Quelques mois après la mort de la chanteuse, Paris Match publiait une enquête surprenante réalisée au Sénégal. Une habitante du pays, Fatou âgée de 52 ans, était interviewée par nos confrères. "Un jour de janvier 1986, se remémorait-elle, un taxi s'est arrêté devant notre échoppe. France Gall avait soif. Elle m'a dit : "Ton enfant est très beau." En plaisantant, je lui ai répondu qu'elle n'avait qu'à l'adopter. Elle a fait mine d'accepter, nous en avons ri puis elle m'a prise en photo et est repartie."
Cet enfant, qui a aujourd'hui grandi, s'appelle Babacar et Michel Berger va écrire une chanson et un album portant son nom. Un disque que va interpréter France Gall sur lequel se trouvent aussi les titres Ella Elle l'a ou Évidemment, qui restera comme le plus grand succès de l'artiste. Premier bouleversement.
Le second survient en cette même année 1986 lorsque la chanteuse et son mari découvrent Ngor, située au large de Dakar, la capitale. "Une île encore à l'état sauvage avec seulement quelques cabanons et des plages vides", la décrira France Gall, citée par le Parisien. C'est dans ce minuscule territoire de moins d'un kilomètre de long, habité par des pêcheurs, frappé par les vagues de l'Atlantique et qui fait face à l'archipel du Cap Vert que le couple décide d'acheter une propriété au bord de l'eau.

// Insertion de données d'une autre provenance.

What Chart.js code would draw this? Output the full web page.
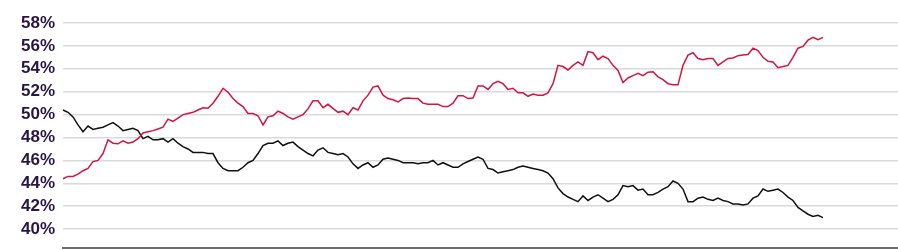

"Une petite maison jaune fleurie aux volets verts" écrit la correspondante du Parisien, dans laquelle elle se rend régulièrement pour trouver la quiétude, loin de Paris, du show-business. Mais deux drames vont la pousser à multiplier ses voyages vers ce qui va devenir son refuge. La mort de son mari, Michel Berger, survenue subitement, le 2 août 1992 au terme d'une partie de tennis et devant la femme d'un célèbre journaliste, alors qu'il se ressourçait avec son épouse France à Ramatuelle. Celle de Pauline, leur fille âgée de 19 ans, cinq ans plus tard, emportée par la mucoviscidose. Un drame après lequel sa mère ne trouvera plus jamais la force de monter sur scène.
Abdoulaye Diallo, un peintre local, voisin et ami de la chanteuse sur l'île de Ngor se souvenait dans le Parisien : "Elle me disait : "Je fais tout pour être là le 18 décembre (NDLR : date du décès de sa fille), parce qu'ici j'ai l'oxygène pour me ressourcer." Dans le livre qu'a écrit cet artiste sénégalais intitulé "Le Berger de l'île de Ngor", France Gall prenait la parole. "Nulle part ailleurs, je ne pourrais rentrer chez moi en trois minutes en pirogue. Nulle part ailleurs je ne me sentirais aussi tranquille à marcher la nuit dans le noir. Nulle part ailleurs je ne serais autant en harmonie avec la nature et ses éléments."
Dans ce havre de paix, la chanteuse prenait son temps. "Quand elle était jeune, elle partait parfois en mer avec nous", se souvenait en 2018 dans Le Monde Samba Diop, un pêcheur du village. Souvent, elle arpentait la plage, nus pieds, longeant les pirogues. Et parfois, elle s'arrêtait sur un petit banc de pierre faisant face à la mer, observant l'horizon qu'elle contemplait aussi depuis son jardin. Interrogé par Le Parisien en 2018, Alassane Koné, le gardien de sa maison depuis 2010 souligne qu'elle "prenait aussi soin d'animaux qu'elle recueillait, Elle aimait particulièrement les chatons". Il ajoute qu'elle s'occupait aussi beaucoup de son jardin, elle désherbait... "C'était Madame Propre" conclut-il.
Plus de six ans après sa mort, qu'est devenu cette maison ? A-t-elle été abandonnée ou vendue ? "Pas du tout", répond à Purepeople Alassane Samb, un habitant de l'île qui gère Yaadikoone une fondation pour l'enfance et la nature et qui connaissait bien la chanteuse. "La maison est toujours là et elle n'a pas été vendue. Raphaël, le fils de France, est même venu y passer quelques jours avec des amis durant l'été 2023. Le Sénégal, c'était le pays de sa mère" conclut cet homme qui précise que France possédait même une deuxième maison dans l'île, ainsi qu'un restaurant, à Dakar. Un petit établissement en bois, sans chichi, qu'elle avait monté à l'époque. Le No Flaye Beach existe encore, on y sert des poissons, des crustacés... et toujours des crêpes, comme au temps où la chanteuse l'avait monté. Comme un petit goût de France.